Spotify is cutting off a specific advertising revenue stream from the makers of white noise podcasts, because when you stick on a podcast that just consists of white noise, you're probably not paying much attention to any promotional messaging.
It's Spotify's Ambassador Ads programme - where podcasters get paid to promote Spotify's own products - that the makers of white noise podcasts will no longer be able to participate in, oblivious of how many listeners and streams they might boast.
There have been rumours for a few weeks now that Spotify was looking to change its policies in relation to the white noise podcasts, although it wasn't entirely clear what that meant.
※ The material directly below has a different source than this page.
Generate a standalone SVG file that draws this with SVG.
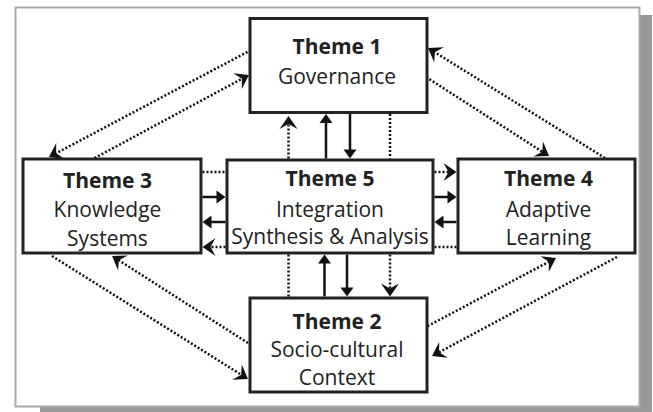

But, clearly, paying for promo messages that appear during podcasts where most listeners will have the audio on very much in the background is not the best use of Spotify's own marketing budgets, especially when its podcasting business is looking to cut costs.
According to Bloomberg, white noise podcasters will no longer be eligible to participate in the Ambassador Ads programme from next month.
The prevalence and popularity of functional audio on Spotify more generally has become a bigger talking point this year, of course.
Where audio files containing white noise, the sound of rainfall or bird song, or whatever, is delivered to the streaming services via the music industry's distributors, it is then counted as music for royalty purposes. This means that some of the revenue pool shared with the music industry is allocated to the makers of that audio.
That is pissing off the music industry and especially the majors, resulting in calls for a change to the way streaming services allocate money each month, segmenting out functional audio so it gets a smaller share of the cash.